How The Exmouth Might Have Looked

Three Survivors In 1847 Exmouth Disaster

By James Donahue

The emigrant ship Exmouth wrecked in a fierce gale on the Irish coast in the early spring, 1847, taking nearly 250 souls to the bottom with it. Only three people survived, all of them members of the crew who luckily scrambled up into a mast that fell into the crevice of some rocks, thus giving them a way of escape. Their story was told in graphic detail by the Illustrated London News.

The Exmouth was a small sailing ship of only 320 tons. She was classified as a brig, which meant she was both square and schooner rigged. She was under the command of Captain Isaac Booth of Sunderland when it sailed from Londonderry for Quebec on March 25. The ship had a crew of 11 and was packed with about 240 emigrants, mostly farmers and tradesmen and their families heading for new homes in Canada, plus three cabin passengers.

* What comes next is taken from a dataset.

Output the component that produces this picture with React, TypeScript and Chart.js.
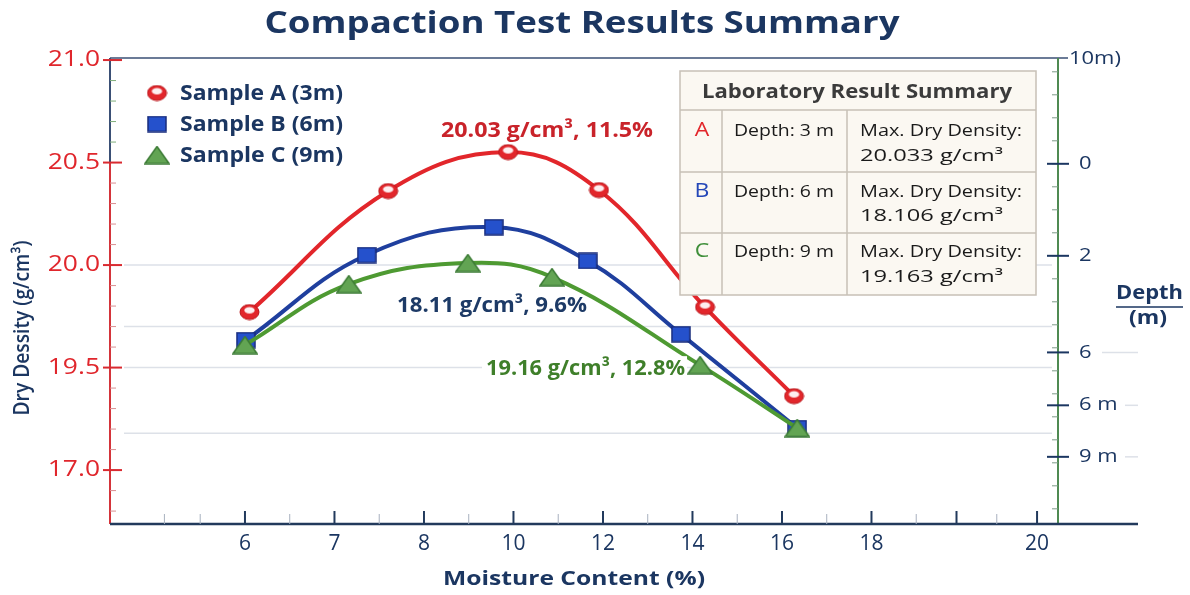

Within hours after sailing into the open sea and turning westerly around the northern tip of Ireland, the Exmouth encountered a gale that blew heavy squalls and heavy torrents of rain. The wind shifted to the north and increased in its fury, blowing the two top-sails from the bolt-ropes. By three the next morning two other topsails were blown out and the ship was being driven in the southeasterly direction. Booth chose to head for possible refuge from the storm rather than fight for the open sea, which turned out to be a mistake.

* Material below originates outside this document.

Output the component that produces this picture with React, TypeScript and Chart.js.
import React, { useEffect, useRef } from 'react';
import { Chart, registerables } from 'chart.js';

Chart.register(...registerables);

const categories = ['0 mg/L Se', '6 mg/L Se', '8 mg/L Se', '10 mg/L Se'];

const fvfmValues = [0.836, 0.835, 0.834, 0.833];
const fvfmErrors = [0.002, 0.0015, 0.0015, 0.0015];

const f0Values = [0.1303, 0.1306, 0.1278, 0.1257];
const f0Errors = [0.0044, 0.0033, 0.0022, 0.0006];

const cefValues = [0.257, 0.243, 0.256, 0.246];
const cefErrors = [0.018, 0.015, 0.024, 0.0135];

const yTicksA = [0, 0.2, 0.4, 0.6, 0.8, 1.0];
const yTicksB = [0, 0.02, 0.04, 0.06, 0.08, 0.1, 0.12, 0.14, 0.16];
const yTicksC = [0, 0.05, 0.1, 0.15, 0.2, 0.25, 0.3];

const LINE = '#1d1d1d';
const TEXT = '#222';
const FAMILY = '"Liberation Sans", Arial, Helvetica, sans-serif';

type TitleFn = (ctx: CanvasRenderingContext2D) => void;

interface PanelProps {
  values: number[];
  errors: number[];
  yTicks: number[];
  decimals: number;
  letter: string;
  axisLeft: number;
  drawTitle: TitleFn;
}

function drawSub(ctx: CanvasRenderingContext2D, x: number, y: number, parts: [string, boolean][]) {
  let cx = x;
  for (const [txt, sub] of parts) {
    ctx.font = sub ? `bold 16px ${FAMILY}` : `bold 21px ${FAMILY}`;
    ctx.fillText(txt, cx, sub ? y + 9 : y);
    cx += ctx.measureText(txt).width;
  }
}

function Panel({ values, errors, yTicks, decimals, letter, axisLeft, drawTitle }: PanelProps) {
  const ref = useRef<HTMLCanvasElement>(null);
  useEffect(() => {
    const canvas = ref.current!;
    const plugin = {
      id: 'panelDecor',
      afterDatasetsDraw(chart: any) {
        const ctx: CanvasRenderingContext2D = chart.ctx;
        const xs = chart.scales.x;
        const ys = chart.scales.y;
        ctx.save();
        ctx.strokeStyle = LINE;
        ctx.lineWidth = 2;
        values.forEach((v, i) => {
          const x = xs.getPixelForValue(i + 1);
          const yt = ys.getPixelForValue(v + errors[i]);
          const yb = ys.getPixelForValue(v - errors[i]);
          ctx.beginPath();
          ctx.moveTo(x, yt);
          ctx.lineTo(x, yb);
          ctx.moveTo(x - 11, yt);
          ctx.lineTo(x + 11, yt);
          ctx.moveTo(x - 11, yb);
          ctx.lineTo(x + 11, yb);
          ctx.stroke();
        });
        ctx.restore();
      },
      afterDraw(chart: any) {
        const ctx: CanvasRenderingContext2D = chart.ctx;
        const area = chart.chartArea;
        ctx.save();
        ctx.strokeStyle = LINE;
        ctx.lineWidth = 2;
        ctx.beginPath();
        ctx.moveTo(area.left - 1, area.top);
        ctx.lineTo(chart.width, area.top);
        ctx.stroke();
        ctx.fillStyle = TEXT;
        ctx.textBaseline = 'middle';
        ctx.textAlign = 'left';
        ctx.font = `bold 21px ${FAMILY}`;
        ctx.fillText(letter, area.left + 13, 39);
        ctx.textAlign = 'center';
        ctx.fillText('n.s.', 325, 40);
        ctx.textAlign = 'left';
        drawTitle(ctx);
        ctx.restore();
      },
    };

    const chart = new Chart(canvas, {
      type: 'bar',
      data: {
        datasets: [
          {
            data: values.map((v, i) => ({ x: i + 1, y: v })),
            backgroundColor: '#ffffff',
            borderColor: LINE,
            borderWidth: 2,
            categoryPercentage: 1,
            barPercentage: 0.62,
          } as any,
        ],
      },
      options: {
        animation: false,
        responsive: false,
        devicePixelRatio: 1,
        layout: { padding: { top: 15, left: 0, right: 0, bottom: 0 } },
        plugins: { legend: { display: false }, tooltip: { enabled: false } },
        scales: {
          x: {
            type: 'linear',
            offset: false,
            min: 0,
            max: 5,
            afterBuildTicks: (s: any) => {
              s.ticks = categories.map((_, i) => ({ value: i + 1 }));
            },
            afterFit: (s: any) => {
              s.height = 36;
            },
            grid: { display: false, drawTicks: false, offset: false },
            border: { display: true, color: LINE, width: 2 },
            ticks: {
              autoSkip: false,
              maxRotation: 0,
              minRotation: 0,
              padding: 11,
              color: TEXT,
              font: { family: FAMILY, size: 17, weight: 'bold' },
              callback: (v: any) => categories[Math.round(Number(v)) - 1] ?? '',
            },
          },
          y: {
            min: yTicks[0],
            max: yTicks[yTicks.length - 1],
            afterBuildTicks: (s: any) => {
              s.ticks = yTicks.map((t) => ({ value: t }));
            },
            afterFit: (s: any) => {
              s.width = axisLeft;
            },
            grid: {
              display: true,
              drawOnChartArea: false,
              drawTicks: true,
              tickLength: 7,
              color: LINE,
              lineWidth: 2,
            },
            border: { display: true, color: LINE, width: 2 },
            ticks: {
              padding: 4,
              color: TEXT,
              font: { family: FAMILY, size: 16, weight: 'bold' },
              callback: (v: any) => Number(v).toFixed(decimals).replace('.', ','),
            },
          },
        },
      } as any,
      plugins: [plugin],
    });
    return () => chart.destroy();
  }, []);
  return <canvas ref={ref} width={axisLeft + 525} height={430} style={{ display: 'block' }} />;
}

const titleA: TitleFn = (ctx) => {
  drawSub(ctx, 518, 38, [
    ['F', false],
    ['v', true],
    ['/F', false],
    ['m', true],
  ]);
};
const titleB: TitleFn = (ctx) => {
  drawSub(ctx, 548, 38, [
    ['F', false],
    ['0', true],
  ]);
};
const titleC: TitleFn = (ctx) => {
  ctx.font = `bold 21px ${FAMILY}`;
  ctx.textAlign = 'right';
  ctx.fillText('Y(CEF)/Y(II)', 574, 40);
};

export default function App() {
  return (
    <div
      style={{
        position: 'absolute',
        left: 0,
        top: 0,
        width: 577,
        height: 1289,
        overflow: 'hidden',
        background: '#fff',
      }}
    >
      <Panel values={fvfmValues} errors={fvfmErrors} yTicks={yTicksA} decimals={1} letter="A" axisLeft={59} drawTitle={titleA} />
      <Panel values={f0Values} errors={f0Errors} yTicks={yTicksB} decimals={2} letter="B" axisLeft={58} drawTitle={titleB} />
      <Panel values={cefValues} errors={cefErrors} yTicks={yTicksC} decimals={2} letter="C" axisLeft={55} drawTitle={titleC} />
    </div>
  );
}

As the ship continued to be ravaged by the storm, the great seas tore the longboat from its davits, carried away the life boat and then stove in the bulwarks. The ship continued to take this kind of beating for two consecutive days, continuing through Monday night and into Tuesday, March 27.

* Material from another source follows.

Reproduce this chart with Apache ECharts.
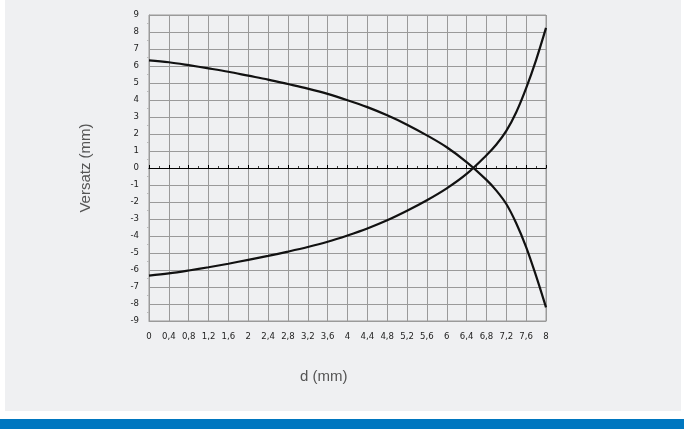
<!DOCTYPE html>
<html>
<head>
<meta charset="utf-8">
<script src="https://cdn.jsdelivr.net/npm/echarts@6/dist/echarts.min.js"></script>
<style>
  body { margin: 0; background: #fff; }
  #wrap { position: relative; width: 684px; height: 429px; }
  .panel { position: absolute; left: 5px; top: 0; width: 676px; height: 411px; background: #eff0f2; }
  .bar { position: absolute; left: 0; top: 419px; width: 684px; height: 10px; background: #0077c0; }
  #chart { position: absolute; left: 0; top: 0; width: 684px; height: 429px; }
</style>
</head>
<body>
<div id="wrap">
  <div class="panel"></div>
  <div class="bar"></div>
  <div id="chart"></div>
</div>
<script>
// d in mm
const dValues = [0, 0.4, 0.8, 1.2, 1.6, 2, 2.4, 2.8, 3.2, 3.6, 4, 4.4, 4.8, 5.2, 5.6, 6, 6.4, 6.8, 7, 7.2, 7.4, 7.6, 7.8, 8];
// Versatz, falling curve
const upperValues = [6.33, 6.22, 6.05, 5.86, 5.66, 5.43, 5.2, 4.94, 4.67, 4.36, 3.99, 3.58, 3.1, 2.55, 1.92, 1.22, 0.35, -0.7, -1.33, -2.12, -3.25, -4.65, -6.35, -8.2];
// Versatz, rising curve
const lowerValues = [-6.33, -6.2, -6.03, -5.84, -5.63, -5.4, -5.17, -4.92, -4.65, -4.34, -3.97, -3.56, -3.08, -2.52, -1.9, -1.2, -0.35, 0.75, 1.38, 2.18, 3.28, 4.7, 6.35, 8.24];
const xTickLabels = ['0', '0,4', '0,8', '1,2', '1,6', '2', '2,4', '2,8', '3,2', '3,6', '4', '4,4', '4,8', '5,2', '5,6', '6', '6,4', '6,8', '7,2', '7,6', '8'];

const labelFont = { fontFamily: 'Liberation Sans Narrow, DejaVu Sans Condensed, sans-serif', fontSize: 9.5, color: '#222' };
const gridColor = '#9a9a9a';

const chart = echarts.init(document.getElementById('chart'));
chart.setOption({
    animation: false,
    grid: { left: 149, right: 138, top: 15, bottom: 108 },
    xAxis: [
        {
            type: 'value', min: 0, max: 8, interval: 0.4,
            axisLine: { onZero: false, lineStyle: { color: gridColor } },
            axisTick: { show: false },
            splitLine: { show: true, lineStyle: { color: gridColor } },
            axisLabel: Object.assign({
                margin: 11,
                formatter: function (v) { return xTickLabels[Math.round(v / 0.4)]; }
            }, labelFont)
        },
        {
            type: 'value', min: 0, max: 8, interval: 0.4, position: 'bottom',
            axisLine: { onZero: true, lineStyle: { color: '#000', width: 1.2 } },
            axisTick: { show: true, inside: true, length: 3, lineStyle: { color: '#000' } },
            minorTick: { show: true, splitNumber: 2, length: 2, lineStyle: { color: '#444' } },
            splitLine: { show: false },
            axisLabel: { show: false }
        }
    ],
    yAxis: {
        type: 'value', min: -9, max: 9, interval: 1,
        name: 'Versatz (mm)', nameLocation: 'middle', nameGap: 56,
        nameTextStyle: { fontFamily: 'Liberation Sans, sans-serif', fontSize: 15, color: '#555' },
        axisLine: { show: true, lineStyle: { color: gridColor } },
        axisTick: { show: false },
        minorTick: { show: true, splitNumber: 2, length: 2, lineStyle: { color: '#bbb' } },
        splitLine: { show: true, lineStyle: { color: gridColor } },
        axisLabel: Object.assign({ margin: 10 }, labelFont)
    },
    graphic: [{
        type: 'text', left: 300, top: 369,
        style: { text: 'd (mm)', fontFamily: 'Liberation Sans, sans-serif', fontSize: 15, fill: '#555' }
    }, {
        type: 'rect', shape: { x: 149, y: 15, width: 397, height: 306 },
        style: { fill: 'none', stroke: gridColor, lineWidth: 1 }, silent: true
    }],
    series: [
        {
            type: 'line', smooth: 0.35, showSymbol: false, xAxisIndex: 0,
            lineStyle: { color: '#111', width: 2.2 },
            data: dValues.map((d, i) => [d, upperValues[i]])
        },
        {
            type: 'line', smooth: 0.35, showSymbol: false, xAxisIndex: 0,
            lineStyle: { color: '#111', width: 2.2 },
            data: dValues.map((d, i) => [d, lowerValues[i]])
        }
    ]
});
</script>
</body>
</html>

At about 11 o'clock that night a light seen off the starboard quarter was wrongly believed by Captain Booth to be the light on Tory Island, off the northwest coast of Ireland. This made him believe he had ample sea-room for the course he was steering. But the gale had blown the Exmouth about a hundred miles off course. He realized too late that he was dangerously close to the Irish coast and set his crew aloft in a last-ditch effort to “claw” the vessel away from danger.

It was a losing battle, and by Wednesday morning the ship was being driven toward the land somewhere near the northwest entrance of Lochindaul. The ship was dashed broadside into the rocks, which they said rose to the height of the masthead.

As the story was told, “she struck violently against the rocks three times, and at the fourth stroke the mainmast went by the board and fell into a chasm of the rock.” The three sailors who escaped, John Stevens, William Coulthard and George Lightford, had scrambled up the rigging and consequently came down with the mast on the rocks, where they clung for their lives. “When they looked around after the sea had retired, the found that the captain and all (remaining crew members) were gone.”

A final wave carried the wreck back off the rocks where it disappeared under the sea, taking all of the passengers and the rest of the crew down with it. The survivors said “there was no cry from the multitude cooped up within the hull of the ill-fated brig, or at least it was unheard, for the commotion of the elements was so furious that the men on the top could scarcely hear each other at the top of their voices.”

Stevens, Coulthard and Lightford spent a fearful night clinging to that rock, enduring the storm until the next morning when they found a way of crawling off to the mainland. They found a farm house about a half mile away and soon reached shelter.


Only about 20 bodies washed ashore from the wreck. The rest still rest in the deep with whatever remains of the ship.